∑={C,A,G,T}, L = { w : w starts and ends with Cj, j % 2 = 1; #T(w) = #A(w) - #G(w), #A(w) > #G(w);
#T(w) % 2 = 1}. For example: C3GA2TC3 ∈ L; C3A5T3G2C3 ∈ L; C3GA2TC4 ∉ L because it does not start
and end with the same number of C's; w = C3A5T7G2C3 ∉ L because #T(w) = 7 ≠(#A(w) - #G(w)) = 3;
C2GA2TC2 ∉ L because the length of the starting and ending C regions is not an odd number; and w =
C3GTA3TC3 ∉ L because #T(w) % 2 ≠1}.
Prove that L ∉ RLs using the regular language pumping lemma. Start by defining a string S such
that S ∈ L and |S| ≥ N, N ≥ 1. Please do not use any of the example strings above in your proof. Proofs
based on defining 3 substrings of S, in the style found in the 520 archives, will not be graded (for
example, dividing S into x, y, and z.) Note that for S to be at least N symbols long, it must use N, and/
or an expression derived from N, as a repetition operator.
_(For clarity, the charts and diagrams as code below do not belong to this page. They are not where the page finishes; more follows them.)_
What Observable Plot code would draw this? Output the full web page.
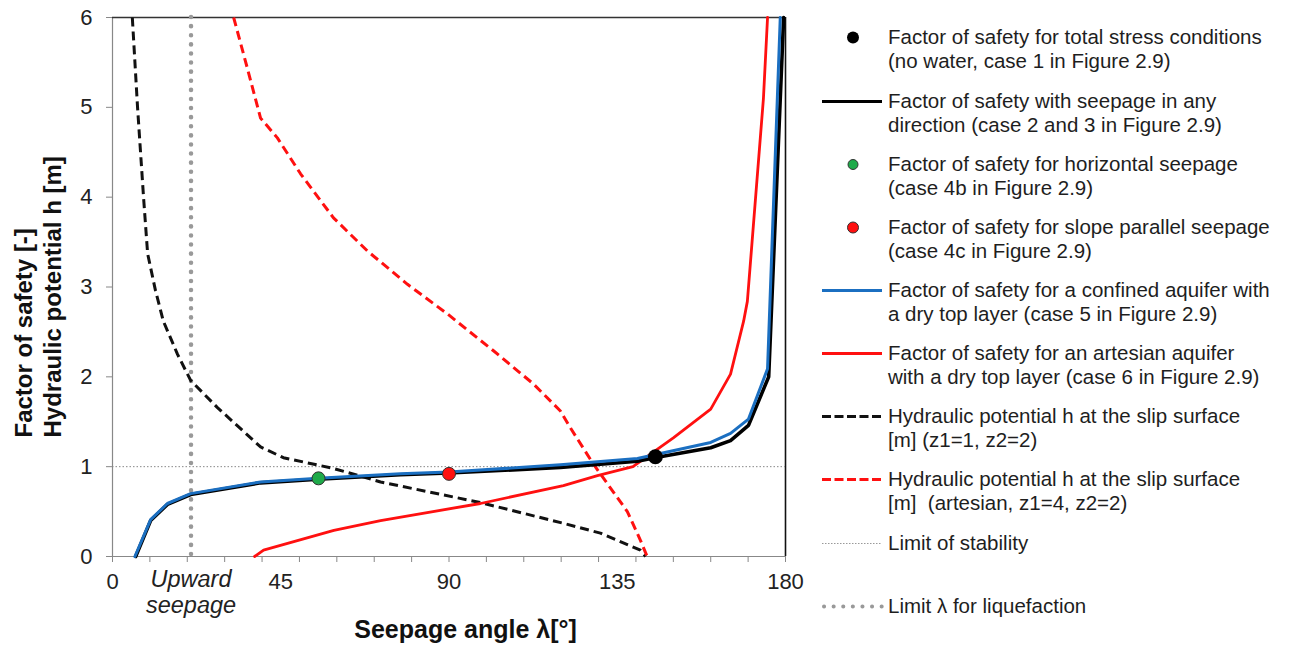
<!DOCTYPE html>
<html><head><meta charset="utf-8">
<script src="https://cdn.jsdelivr.net/npm/d3@7"></script>
<script src="https://cdn.jsdelivr.net/npm/@observablehq/plot@0.6"></script>
<style>
body{margin:0;background:#fff;}
#wrap{position:relative;width:1290px;height:648px;font-family:"Liberation Sans",Arial,sans-serif;overflow:hidden;}
#wrap svg.plot{position:absolute;left:0;top:0;}
.entry{position:absolute;left:822px;height:49px;}
.entry svg{position:absolute;left:0;top:0;}
.entry .txt{position:absolute;left:66px;top:0;font-size:20.5px;line-height:24.5px;white-space:pre;color:#1e1e1e;}
</style></head><body><div id="wrap"></div>
<script>
// ---------- data ----------
const xTickValues = [0, 10, 20, 30, 40, 50, 60, 70, 80, 90, 100, 110, 120, 130, 140, 150, 160, 170, 180];
const xTickLabels = [0, 45, 90, 135, 180];
const yTickValues = [0, 1, 2, 3, 4, 5, 6];

// Factor of safety with seepage in any direction (black solid)
const lambdaAny = [6.2, 10.2, 14.7, 20.9, 39.6, 55, 77, 90, 119.8, 140.4, 145, 160, 165.3, 170.1, 175.5, 179.5];
const fsAny     = [0, 0.40, 0.58, 0.69, 0.82, 0.86, 0.91, 0.93, 0.99, 1.06, 1.10, 1.21, 1.29, 1.46, 2.0, 6];
// Confined aquifer with dry top layer (blue)
const lambdaConfined = [6.0, 10.2, 14.7, 20.9, 39.6, 55, 77, 90, 119.8, 140.4, 160, 165.3, 170.1, 175.2, 178.6];
const fsConfined     = [0, 0.41, 0.59, 0.70, 0.83, 0.87, 0.92, 0.94, 1.02, 1.09, 1.27, 1.37, 1.53, 2.09, 6];
// Artesian aquifer with dry top layer (red solid)
const lambdaArtesian = [38.0, 40.4, 59.2, 71.7, 98.4, 120.6, 129.7, 139.2, 150, 160, 165.3, 168.8, 169.8, 174.1, 175.2];
const fsArtesian     = [0, 0.07, 0.29, 0.40, 0.59, 0.79, 0.90, 1.0, 1.32, 1.64, 2.03, 2.62, 2.84, 5.1, 6];
// Hydraulic potential h (z1=1, z2=2) (black dashed)
const lambdaH1 = [5.3, 6.7, 8.3, 9.4, 11.5, 13.6, 17.4, 20.9, 28, 39.6, 45.7, 59.1, 71.7, 98.4, 120.6, 130.5, 141.2, 142.6];
const hH1      = [6, 5.0, 4.0, 3.37, 2.96, 2.62, 2.25, 1.96, 1.66, 1.22, 1.1, 0.98, 0.83, 0.6, 0.37, 0.26, 0.07, 0];
// Hydraulic potential h (artesian, z1=4, z2=2) (red dashed)
const lambdaH2 = [32.4, 36.1, 39.6, 44.1, 50.3, 59.1, 68.2, 78.9, 89.6, 101.9, 112.6, 119.8, 122.5, 128.6, 137.7, 141.2, 143.0];
const hH2      = [6, 5.43, 4.88, 4.66, 4.26, 3.77, 3.4, 3.03, 2.7, 2.29, 1.92, 1.62, 1.43, 1.03, 0.5, 0.18, 0];
// single points
const lambdaTotalStress = [145.2], fsTotalStress = [1.11];
const lambdaHorizontal = [55.1], fsHorizontal = [0.87];
const lambdaSlopeParallel = [90], fsSlopeParallel = [0.92];
// limits
const limitStability = [1];
const limitLiquefaction = [21];

const xTitle = "Seepage angle λ[°]";
const yTitle = "Factor of safety [-]\nHydraulic potential h [m]";
const upwardLabel = ["Upward\nseepage"];

const legendLabels = [
  "Factor of safety for total stress conditions\n(no water, case 1 in Figure 2.9)",
  "Factor of safety with seepage in any\ndirection (case 2 and 3 in Figure 2.9)",
  "Factor of safety for horizontal seepage\n(case 4b in Figure 2.9)",
  "Factor of safety for slope parallel seepage\n(case 4c in Figure 2.9)",
  "Factor of safety for a confined aquifer with\na dry top layer (case 5 in Figure 2.9)",
  "Factor of safety for an artesian aquifer\nwith a dry top layer (case 6 in Figure 2.9)",
  "Hydraulic potential h at the slip surface\n[m] (z1=1, z2=2)",
  "Hydraulic potential h at the slip surface\n[m]  (artesian, z1=4, z2=2)",
  "Limit of stability",
  "Limit λ for liquefaction"
];

// ---------- helpers ----------
const toRows = (xs, ys) => xs.map((x, i) => ({x, y: ys[i]}));
const BLUE = "#1b6fc1", RED = "#ff1010", GREEN = "#1faa4a";

const plot = Plot.plot({
  width: 1290, height: 648,
  marginLeft: 112, marginRight: 505, marginTop: 17, marginBottom: 92,
  style: {fontFamily: "'Liberation Sans', Arial, sans-serif", background: "#fff"},
  x: {domain: [0, 180]},
  y: {domain: [0, 6]},
  marks: [
    Plot.axisX(xTickValues, {tickSize: 6, tickFormat: () => "", stroke: "#888", label: null}),
    Plot.axisX(xTickLabels, {tickSize: 0, tickPadding: 17, fontSize: 22, fill: "#222", tickFormat: d => String(d), label: null}),
    Plot.axisY(yTickValues, {tickSize: 6, tickPadding: 14, fontSize: 22, stroke: "#888", fill: "#222", tickFormat: d => String(d), label: null}),
    Plot.ruleY([0], {stroke: "#888", strokeWidth: 1.2}),
    Plot.ruleX([0], {stroke: "#888", strokeWidth: 1.2}),
    Plot.ruleY([6], {stroke: "#333", strokeWidth: 1.6}),
    Plot.ruleX([180], {stroke: "#111", strokeWidth: 1.6}),
    Plot.ruleY(limitStability, {stroke: "#888", strokeWidth: 1, strokeDasharray: "1.5,2"}),
    Plot.ruleX(limitLiquefaction, {stroke: "#999", strokeWidth: 4.5, strokeDasharray: "0.1,9", strokeLinecap: "round"}),
    Plot.line(toRows(lambdaH1, hH1), {x: "x", y: "y", stroke: "#111", strokeWidth: 3, strokeDasharray: "9,5", strokeLinecap: "butt"}),
    Plot.line(toRows(lambdaH2, hH2), {x: "x", y: "y", stroke: RED, strokeWidth: 3, strokeDasharray: "9,5", strokeLinecap: "butt"}),
    Plot.line(toRows(lambdaArtesian, fsArtesian), {x: "x", y: "y", stroke: RED, strokeWidth: 2.8}),
    Plot.line(toRows(lambdaAny, fsAny), {x: "x", y: "y", stroke: "#000", strokeWidth: 3.6}),
    Plot.line(toRows(lambdaConfined, fsConfined), {x: "x", y: "y", stroke: BLUE, strokeWidth: 3}),
    Plot.dot(toRows(lambdaHorizontal, fsHorizontal), {x: "x", y: "y", r: 6.5, fill: GREEN, stroke: "#333", strokeWidth: 1}),
    Plot.dot(toRows(lambdaSlopeParallel, fsSlopeParallel), {x: "x", y: "y", r: 6.5, fill: RED, stroke: "#333", strokeWidth: 1}),
    Plot.dot(toRows(lambdaTotalStress, fsTotalStress), {x: "x", y: "y", r: 7.5, fill: "#000"}),
    Plot.text(upwardLabel, {x: limitLiquefaction[0], frameAnchor: "bottom", text: d => d, dy: 56, lineAnchor: "bottom",
      fontSize: 23.5, fontStyle: "italic", lineHeight: 1.07, fill: "#222"}),
    Plot.text([xTitle], {frameAnchor: "bottom", text: d => d, dx: 16.5, dy: 81, lineAnchor: "bottom",
      fontSize: 25, fontWeight: "bold", fill: "#111"}),
    Plot.text([yTitle], {frameAnchor: "left", text: d => d, rotate: -90, dx: -75, dy: 150.5, textAnchor: "start",
      fontSize: 24, fontWeight: "bold", lineHeight: 1.17, fill: "#111"})
  ]
});

const wrap = document.getElementById("wrap");
wrap.appendChild(plot);

// ---------- legend ----------
const legendSymbols = [
  {type: "dot", fill: "#000", r: 6},
  {type: "line", stroke: "#000", width: 3},
  {type: "dot", fill: GREEN, r: 5, outline: "#333"},
  {type: "dot", fill: RED, r: 5.5, outline: "#333"},
  {type: "line", stroke: BLUE, width: 3},
  {type: "line", stroke: RED, width: 3},
  {type: "line", stroke: "#111", width: 3, dash: "9,3.5"},
  {type: "line", stroke: RED, width: 3, dash: "9,3.5"},
  {type: "line", stroke: "#999", width: 1, dash: "1.5,1.5"},
  {type: "line", stroke: "#999", width: 4, dash: "0.1,9.5", cap: "round"}
];
const legendCenters = [37, 101, 164, 227, 290, 353, 416, 479, 543, 606];

legendLabels.forEach((label, i) => {
  const s = legendSymbols[i];
  const entry = d3.select(wrap).append("div").attr("class", "entry")
    .style("top", (legendCenters[i] - 12.25) + "px");
  const svg = entry.append("svg").attr("width", 64).attr("height", 25);
  if (s.type === "dot") {
    svg.append("circle").attr("cx", 31).attr("cy", 12.5).attr("r", s.r)
      .attr("fill", s.fill).attr("stroke", s.outline || "none").attr("stroke-width", 1);
  } else {
    svg.append("line").attr("x1", s.cap ? 2 : 0).attr("x2", 60).attr("y1", 12.5).attr("y2", 12.5)
      .attr("stroke", s.stroke).attr("stroke-width", s.width)
      .attr("stroke-dasharray", s.dash || null).attr("stroke-linecap", s.cap || "butt");
  }
  entry.append("div").attr("class", "txt").text(label);
});
</script></body></html>
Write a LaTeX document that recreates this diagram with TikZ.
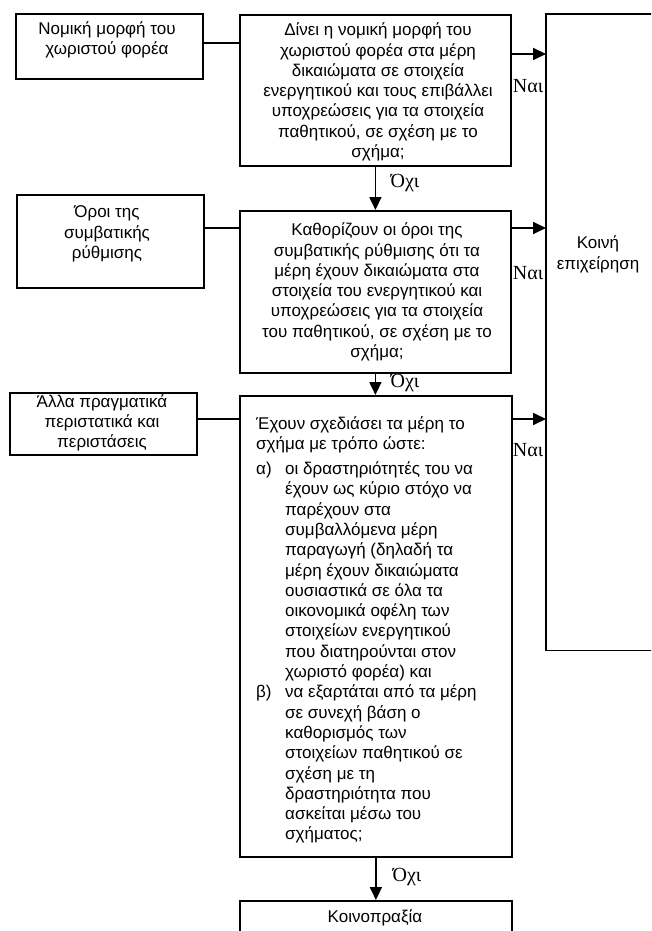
\documentclass[tikz,border=0pt]{standalone}
\usepackage{fontspec}
\setmainfont{Liberation Sans}
\newfontfamily\serifgr{Liberation Serif}
\usetikzlibrary{arrows.meta}
\begin{document}
\begin{tikzpicture}[x=1pt,y=-1pt,
  box/.style={draw, line width=1.8pt, inner sep=0pt, anchor=north west},
  openbox/.style={inner sep=0pt, anchor=north west},
  txt/.style={font=\fontsize{17}{20.3}\selectfont, align=center, inner sep=0pt},
  ltxt/.style={font=\fontsize{17}{20.3}\selectfont, align=left, inner sep=0pt},
  lbl/.style={font=\serifgr\fontsize{20}{22}\selectfont, inner sep=0pt},
  conn/.style={line width=1.8pt},
  arr/.style={line width=1.8pt, -{Triangle[length=13pt,width=12pt]}}
]
\useasboundingbox (0,0) rectangle (651,931);
\clip (0,0) rectangle (651,931);
% boxes
\node[box, minimum width=187, minimum height=65] (l1) at (15,13) {};
\node[box, minimum width=271, minimum height=151] (m1) at (239,14) {};
\node[openbox, minimum width=110, minimum height=636] (r) at (546,14) {};
\draw[conn] (r.north east) -- (r.north west) -- (r.south west) -- (r.south east);
\node[box, minimum width=187, minimum height=93] (l2) at (16,194) {};
\node[box, minimum width=271, minimum height=162] (m2) at (239,210) {};
\node[box, minimum width=187, minimum height=62] (l3) at (9,392) {};
\node[box, minimum width=272, minimum height=461] (m3) at (239,395) {};
\node[box, minimum width=272, minimum height=80] (b) at (239,900) {};
% texts
\node[txt] (l1t) at (107,40) {Νομική μορφή του\\χωριστού φορέα};
\node[txt] (m1t) at (378,92) {Δίνει η νομική μορφή του\\χωριστού φορέα στα μέρη\\δικαιώματα σε στοιχεία\\ενεργητικού και τους επιβάλλει\\υποχρεώσεις για τα στοιχεία\\παθητικού, σε σχέση με το\\σχήμα;};
\node[txt] (rt) at (598,254.5) {Κοινή\\επιχείρηση};
\node[txt] (l2t) at (107,234) {Όροι της\\συμβατικής\\ρύθμισης};
\node[txt] (m2t) at (377,292) {Καθορίζουν οι όροι της\\συμβατικής ρύθμισης ότι τα\\μέρη έχουν δικαιώματα στα\\στοιχεία του ενεργητικού και\\υποχρεώσεις για τα στοιχεία\\του παθητικού, σε σχέση με το\\σχήμα;};
\node[txt] (l3t) at (102,423) {Άλλα πραγματικά\\περιστατικά και\\περιστάσεις};
\node[ltxt, anchor=west] (m3t) at (256,630) {Έχουν σχεδιάσει τα μέρη το\\
σχήμα με τρόπο ώστε:\\[4.5pt]
\makebox[29pt][l]{α)}οι δραστηριότητές του να\\
\makebox[29pt][l]{}έχουν ως κύριο στόχο να\\
\makebox[29pt][l]{}παρέχουν στα\\
\makebox[29pt][l]{}συμβαλλόμενα μέρη\\
\makebox[29pt][l]{}παραγωγή (δηλαδή τα\\
\makebox[29pt][l]{}μέρη έχουν δικαιώματα\\
\makebox[29pt][l]{}ουσιαστικά σε όλα τα\\
\makebox[29pt][l]{}οικονομικά οφέλη των\\
\makebox[29pt][l]{}στοιχείων ενεργητικού\\
\makebox[29pt][l]{}που διατηρούνται στον\\
\makebox[29pt][l]{}χωριστό φορέα) και\\
\makebox[29pt][l]{β)}να εξαρτάται από τα μέρη\\
\makebox[29pt][l]{}σε συνεχή βάση ο\\
\makebox[29pt][l]{}καθορισμός των\\
\makebox[29pt][l]{}στοιχείων παθητικού σε\\
\makebox[29pt][l]{}σχέση με τη\\
\makebox[29pt][l]{}δραστηριότητα που\\
\makebox[29pt][l]{}ασκείται μέσω του\\
\makebox[29pt][l]{}σχήματος;};
\node[txt] (bt) at (375,918) {Κοινοπραξία};
% labels
\node[lbl] (o1) at (405,183) {Όχι};
\node[lbl] (o2) at (405,383) {Όχι};
\node[lbl] (o3) at (407,877) {Όχι};
\node[lbl] (n1) at (528,86) {Ναι};
\node[lbl] (n2) at (528,273) {Ναι};
\node[lbl] (n3) at (528,450) {Ναι};
% connectors
\draw[conn] (l1.east |- 0,43) -- (m1.west |- 0,43);
\draw[conn] (l2.east |- 0,228) -- (m2.west |- 0,228);
\draw[conn] (l3.east |- 0,419) -- (m3.west |- 0,419);
\draw[arr] (m1.east |- 0,54) -- (r.west |- 0,54);
\draw[arr] (m2.east |- 0,228) -- (r.west |- 0,228);
\draw[arr] (m3.east |- 0,419) -- (r.west |- 0,419);
\draw[arr] (m1.south) -- (m1.south |- m2.north);
\draw[arr] (m2.south) -- (m2.south |- m3.north);
\draw[arr] (m3.south) -- (m3.south |- b.north);
\end{tikzpicture}
\end{document}
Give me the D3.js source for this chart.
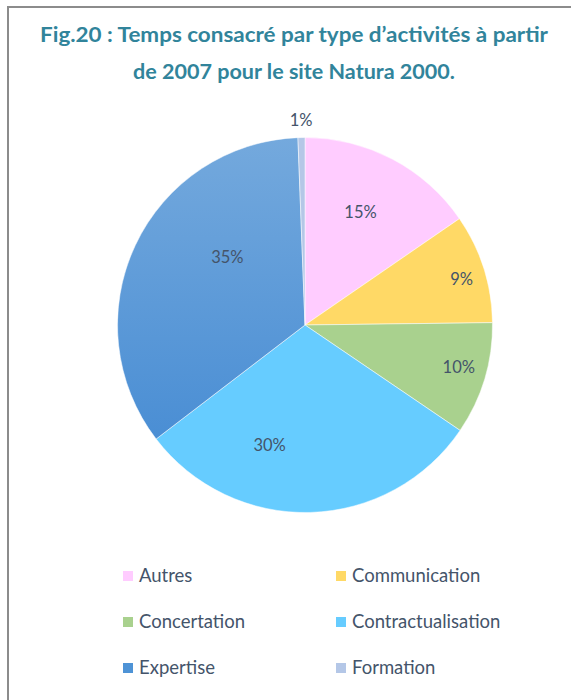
<!DOCTYPE html>
<html><head><meta charset="utf-8">
<script src="https://cdn.jsdelivr.net/npm/d3@7"></script>
<style>body{margin:0;background:#fff;}svg{display:block;}</style>
</head><body>
<svg id="c" width="571" height="700"></svg>
<script>
const categories = ["Autres","Communication","Concertation","Contractualisation","Expertise","Formation"];
const values = [15.4, 9.4, 9.7, 30.1, 34.8, 0.6];
const colors = ["#ffccff","#ffd966","#a9d18e","#66ccff","#4e93d6","#b4c7e7"];
const titleLines = ["Fig.20 : Temps consacré par type d’activités à partir","de 2007 pour le site Natura 2000."];

const svg = d3.select("#c");
const font = "Lato, 'Open Sans', sans-serif";

// frame
svg.append("rect").attr("x",8).attr("y",7).attr("width",600).attr("height",720)
  .attr("fill","none").attr("stroke","#8c8c8c").attr("stroke-width",2);

// gradient for Expertise
const defs = svg.append("defs");
const g = defs.append("linearGradient").attr("id","gExp").attr("x1",0).attr("y1",0).attr("x2",0).attr("y2",1);
g.append("stop").attr("offset","0%").attr("stop-color","#74a9dd");
g.append("stop").attr("offset","100%").attr("stop-color","#4a8ed4");

// title
svg.append("g").selectAll("text").data(titleLines).join("text")
  .attr("x",294).attr("y",(d,i)=>42+i*37)
  .attr("text-anchor","middle").attr("font-family",font).attr("font-weight","bold")
  .attr("font-size",21).attr("fill","#31849b")
  .attr("textLength",(d,i)=>i===0?508:322).attr("lengthAdjust","spacingAndGlyphs")
  .text(d=>d);

// pie
const cx=305, cy=325, r=187.5;
const data = categories.map((c,i)=>({cat:c,value:values[i],color:colors[i]}));
const pie = d3.pie().value(d=>d.value).sort(null);
const arcs = pie(data);
const arc = d3.arc().innerRadius(0).outerRadius(r);
const pg = svg.append("g").attr("transform",`translate(${cx},${cy})`);
pg.selectAll("path").data(arcs).join("path")
  .attr("d",arc)
  .attr("fill",d=>d.data.cat==="Expertise"?"url(#gExp)":d.data.color)
  .attr("stroke","#ffffff").attr("stroke-width",0.5);

// label placement (layout: radius fraction and angular shift in degrees, "best fit" style)
const labelLayout = {
  "Autres":[0.67,-1.5], "Communication":[0.87,1.5], "Concertation":[0.85,-1.5],
  "Contractualisation":[0.67,18], "Expertise":[0.55,16], "Formation":[1.09,0]
};
const total = d3.sum(values);
pg.selectAll("text").data(arcs).join("text")
  .attr("transform",d=>{
    const [f,shift] = labelLayout[d.data.cat];
    const mid = (d.startAngle+d.endAngle)/2 + shift*Math.PI/180;
    const p = d3.arc().innerRadius(r*f).outerRadius(r*f).startAngle(mid).endAngle(mid).centroid();
    return `translate(${p[0]},${p[1]})`;
  })
  .attr("text-anchor","middle").attr("dy","0.35em")
  .attr("font-family",font).attr("font-size",16.5).attr("fill","#44546a")
  .text(d=>Math.round(d.data.value/total*100)+"%");

// legend
const lg = svg.append("g");
const item = lg.selectAll("g").data(categories).join("g")
  .attr("transform",(d,i)=>`translate(${123+(i%2)*213},${576+Math.floor(i/2)*46})`);
item.append("rect").attr("x",0).attr("y",-5).attr("width",10).attr("height",10)
  .attr("fill",(d,i)=>colors[i]);
item.append("text").attr("x",16).attr("y",0).attr("dy","0.35em")
  .attr("font-family",font).attr("font-size",18.5).attr("fill","#44546a")
  .text(d=>d);
</script>
</body></html>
For example, C5GTA2C5 could not work as an
S, even though it is in L, because it is not defined in terms of N — thus it is meaningless to ask if it is
at least as long as N.
Other points to bear in mind:
• The only valid assumption about N is that is at least 1.
• After defining S, the next step is to show that for all non-null substrings R within the first N
symbols of S, there is some way to pump (remove or replicate) R to generate S' ∉ L.
• Your conclusion must state why L ∉ RLs, not why some S' ∉ L.